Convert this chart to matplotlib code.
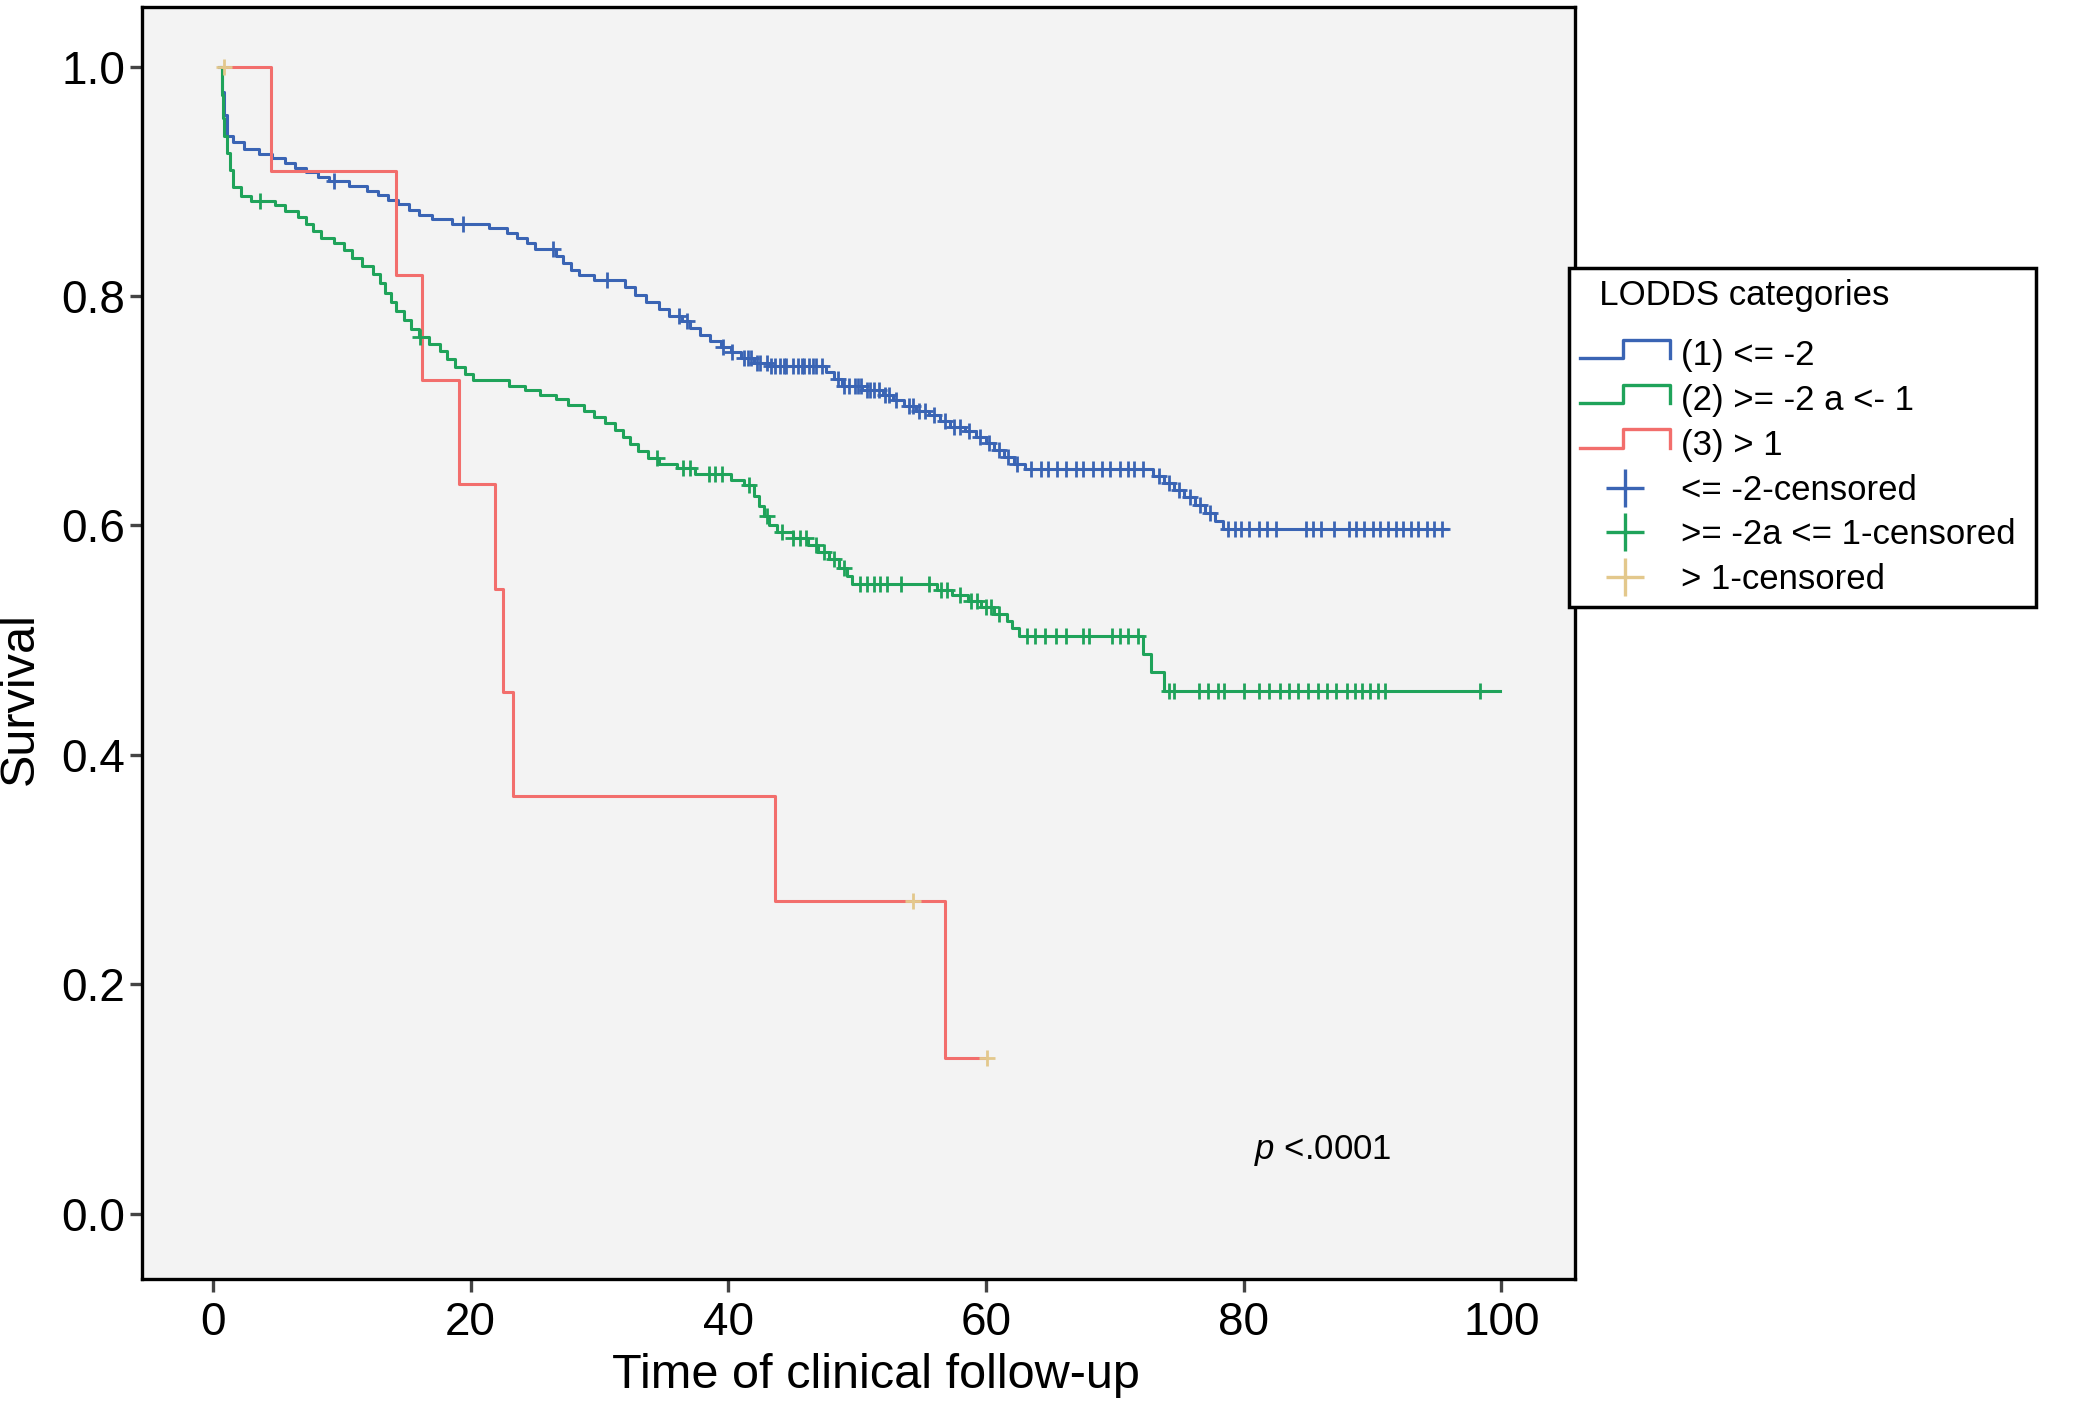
import matplotlib
matplotlib.use('Agg')
import matplotlib.pyplot as plt
import numpy as np
from matplotlib.lines import Line2D
from matplotlib.legend_handler import HandlerBase

plt.rcParams['font.family'] = ['Liberation Sans', 'DejaVu Sans']
plt.rcParams['mathtext.fontset'] = 'custom'
plt.rcParams['mathtext.it'] = 'Liberation Sans:italic'
plt.rcParams['mathtext.rm'] = 'Liberation Sans'

# Kaplan-Meier steps (time, survival after the step)
blue_time = [0.5, 0.7, 0.9, 1.1, 1.6, 2.4, 3.6, 4.6, 5.6, 6.4, 7.2, 8.2, 9.0, 10.6, 12.0,
             12.8, 13.6, 14.4, 15.2, 16.0, 17.0, 18.6, 21.4, 22.8, 23.6, 24.4, 25.0, 26.6,
             27.2, 27.8, 28.4, 29.6, 32.0, 32.8, 33.6, 34.6, 35.4, 36.4, 37.0, 37.8, 38.6,
             39.4, 40.2, 41.0, 42.0, 43.2, 47.6, 48.2, 48.8, 50.4, 52.0, 52.8, 53.6, 54.6,
             55.6, 56.4, 57.2, 58.4, 59.2, 60.0, 60.6, 61.4, 62.2, 63.0, 73.0, 73.8, 74.6,
             75.4, 76.2, 77.0, 77.8, 78.4, 95.8]
blue_surv = [1.0, 0.978, 0.958, 0.940, 0.934, 0.928, 0.924, 0.920, 0.916, 0.912, 0.908, 0.904,
             0.900, 0.896, 0.892, 0.888, 0.884, 0.880, 0.875, 0.871, 0.867, 0.863, 0.859,
             0.855, 0.851, 0.846, 0.841, 0.835, 0.829, 0.823, 0.818, 0.814, 0.808, 0.801,
             0.795, 0.789, 0.783, 0.778, 0.772, 0.766, 0.761, 0.756, 0.751, 0.746, 0.742,
             0.739, 0.734, 0.728, 0.722, 0.718, 0.714, 0.709, 0.704, 0.700, 0.696, 0.691,
             0.686, 0.682, 0.677, 0.672, 0.666, 0.660, 0.654, 0.649, 0.643, 0.637, 0.631,
             0.625, 0.618, 0.611, 0.604, 0.597, 0.597]
blue_cens = [9.4, 19.4, 26.4, 30.6, 36.2, 36.8, 39.6, 40.3, 41.2, 41.5, 41.8, 42.2, 42.5,
             43.0, 43.3, 43.6, 44.0, 44.3, 44.5, 45.0, 45.4, 45.7, 45.9, 46.3, 46.6, 46.8,
             47.3, 48.5, 49.0, 49.4, 49.8, 50.1, 50.3, 50.8, 51.0, 51.3, 51.7, 52.2, 52.5,
             53.0, 54.0, 54.3, 54.8, 55.3, 56.0, 56.8, 57.5, 58.0, 58.7, 59.5, 60.2, 61.0,
             61.7, 62.4, 63.5, 64.3, 64.8, 65.5, 66.2, 67.0, 67.5, 68.3, 69.0, 69.6, 70.4,
             71.0, 71.5, 72.2, 73.4, 74.2, 75.0, 75.8, 76.6, 77.4, 78.8, 79.3, 79.8, 80.4,
             81.2, 81.8, 82.5, 84.8, 85.4, 86.0, 87.0, 88.2, 88.7, 89.3, 90.0, 90.6, 91.2,
             91.8, 92.4, 93.0, 93.5, 94.2, 94.8, 95.4]

green_time = [0.6, 0.7, 0.8, 0.9, 1.1, 1.3, 1.6, 2.2, 3.0, 4.8, 5.6, 6.6, 7.2, 7.8, 8.4, 9.4,
              10.2, 10.8, 11.6, 12.4, 13.0, 13.4, 13.8, 14.2, 14.8, 15.4, 16.0, 16.8, 17.6,
              18.2, 18.8, 19.6, 20.2, 23.0, 24.2, 25.4, 26.6, 27.6, 28.8, 29.6, 30.4, 31.2,
              31.8, 32.4, 33.0, 33.8, 34.6, 36.0, 37.4, 40.2, 41.2, 42.0, 42.4, 42.8, 43.2,
              43.8, 45.0, 46.2, 47.0, 47.8, 48.6, 49.2, 49.6, 56.2, 57.4, 58.6, 59.6, 60.6,
              61.6, 62.0, 62.6, 72.2, 72.8, 73.8, 99.9]
green_surv = [1.0, 0.975, 0.955, 0.940, 0.925, 0.910, 0.895, 0.887, 0.883, 0.879, 0.874,
              0.869, 0.863, 0.857, 0.851, 0.846, 0.840, 0.833, 0.826, 0.819, 0.811, 0.803,
              0.795, 0.787, 0.779, 0.771, 0.764, 0.758, 0.752, 0.745, 0.738, 0.732, 0.727,
              0.722, 0.718, 0.714, 0.710, 0.705, 0.700, 0.695, 0.689, 0.683, 0.677, 0.671,
              0.665, 0.659, 0.654, 0.650, 0.645, 0.640, 0.635, 0.626, 0.617, 0.608, 0.600,
              0.594, 0.589, 0.583, 0.577, 0.571, 0.563, 0.556, 0.549, 0.544, 0.539, 0.534,
              0.529, 0.523, 0.517, 0.511, 0.504, 0.488, 0.472, 0.456, 0.456]
green_cens = [3.7, 16.1, 34.5, 36.5, 37.0, 38.5, 39.0, 39.5, 41.6, 43.0, 44.2, 45.0, 45.6, 46.0,
              46.8, 47.4, 48.2, 49.0, 50.2, 50.8, 51.3, 51.8, 52.3, 53.4, 55.6, 56.5, 57.0, 58.0,
              58.8, 59.3, 60.0, 60.4, 61.0, 63.2, 63.8, 64.6, 65.4, 66.2, 67.5, 68.0, 69.8, 70.4,
              71.0, 71.8, 74.2, 74.6, 76.5, 77.2, 78.0, 78.5, 80.0, 81.2, 82.0, 82.8, 83.5, 84.2,
              85.0, 85.8, 86.5, 87.2, 88.0, 88.6, 89.2, 89.8, 90.4, 91.0, 98.3]

red_time = [0.8, 4.5, 14.2, 16.2, 19.1, 21.9, 22.5, 23.3, 43.6, 56.8, 60.1]
red_surv = [1.0, 0.909, 0.818, 0.727, 0.636, 0.545, 0.455, 0.364, 0.273, 0.136, 0.136]
red_cens = [0.9, 54.3, 60.1]

labels = ['(1) <= -2', '(2) >= -2 a <- 1', '(3) > 1',
          '<= -2-censored', '>= -2a <= 1-censored ', '> 1-censored']

blue = '#3A64B4'
green = '#1FA35A'
red = '#F26E6C'
tan = '#E3C88C'


def surv_at(times, surv, t):
    # value of the step function at the censoring times
    idx = np.searchsorted(times, t, side='right') - 1
    return np.array(surv)[idx]


class StepHandler(HandlerBase):
    def create_artists(self, legend, orig_handle, xdescent, ydescent, width, height, fontsize, trans):
        x0, y0 = -xdescent, -ydescent
        lo, hi = y0 + 0.3 * height, y0 + 1.05 * height
        xs = [x0, x0 + 0.48 * width, x0 + 0.48 * width, x0 + width, x0 + width]
        ys = [lo, lo, hi, hi, lo]
        line = Line2D(xs, ys, color=orig_handle.get_color(), lw=2.4)
        line.set_transform(trans)
        return [line]


fig = plt.figure(figsize=(20.84, 14.13), dpi=100)
ax = fig.add_axes([0.0681, 0.0948, 0.6876, 0.9002])
ax.set_facecolor('#F3F3F3')

h1, = ax.step(blue_time, blue_surv, where='post', color=blue, lw=2.2)
h2, = ax.step(green_time, green_surv, where='post', color=green, lw=2.2)
h3, = ax.step(red_time, red_surv, where='post', color=red, lw=2.2)

ax.plot(blue_cens, surv_at(blue_time, blue_surv, blue_cens), ls='none', marker='+',
        ms=12, mew=2.0, color=blue)
ax.plot(green_cens, surv_at(green_time, green_surv, green_cens), ls='none', marker='+',
        ms=12, mew=2.0, color=green)
ax.plot(red_cens, surv_at(red_time, red_surv, red_cens), ls='none', marker='+',
        ms=12, mew=2.0, color=tan)

ax.set_xlim(-5.5, 105.7)
ax.set_ylim(-0.057, 1.052)
ax.set_xticks([0, 20, 40, 60, 80, 100])
ax.set_yticks([0.0, 0.2, 0.4, 0.6, 0.8, 1.0])
ax.set_yticklabels(['0.0', '0.2', '0.4', '0.6', '0.8', '1.0'])
ax.tick_params(direction='out', length=9, width=2.4, color='#444444', labelsize=33, pad=3)
ax.tick_params(axis='x', pad=7)
for sp in ax.spines.values():
    sp.set_linewidth(2.4)
    sp.set_color('black')

ax.set_xlabel('Time of clinical follow-up', fontsize=35)
ax.xaxis.set_label_coords(0.512, -0.058)
ax.set_ylabel('Survival', fontsize=35)
ax.yaxis.set_label_coords(-0.069, 0.456)

ax.text(80.8, 0.055, r'$p$ <.0001', fontsize=25, ha='left', va='center')

c1 = Line2D([], [], ls='none', marker='+', ms=28, mew=2.4, color=blue)
c2 = Line2D([], [], ls='none', marker='+', ms=28, mew=2.4, color=green)
c3 = Line2D([], [], ls='none', marker='+', ms=28, mew=2.4, color=tan)

leg = fig.legend([h1, h2, h3, c1, c2, c3], labels, title='  LODDS categories',
                 loc='upper left', bbox_to_anchor=(0.7529, 0.8103), borderaxespad=0,
                 fontsize=25, title_fontsize=25, frameon=True, fancybox=False,
                 edgecolor='black', framealpha=1, handlelength=2.6, handletextpad=0.3,
                 borderpad=0.32, labelspacing=0.34, alignment='left',
                 handler_map={h1: StepHandler(), h2: StepHandler(), h3: StepHandler()})
leg.get_frame().set_linewidth(2.5)
leg._legend_box.sep = 19.5  # extra gap under the title

fig.savefig('out.png', dpi=100)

━━━━━━━━━━━━━━━━━━━━

Requirement ::
Could the lines from the top of the material through the line with "from matplotlib.legend_handler import" be repeated exactly, pictures left out?

Output below ::
Convert this chart to matplotlib code.
import matplotlib
matplotlib.use('Agg')
import matplotlib.pyplot as plt
import numpy as np
from matplotlib.lines import Line2D
from matplotlib.legend_handler import HandlerBase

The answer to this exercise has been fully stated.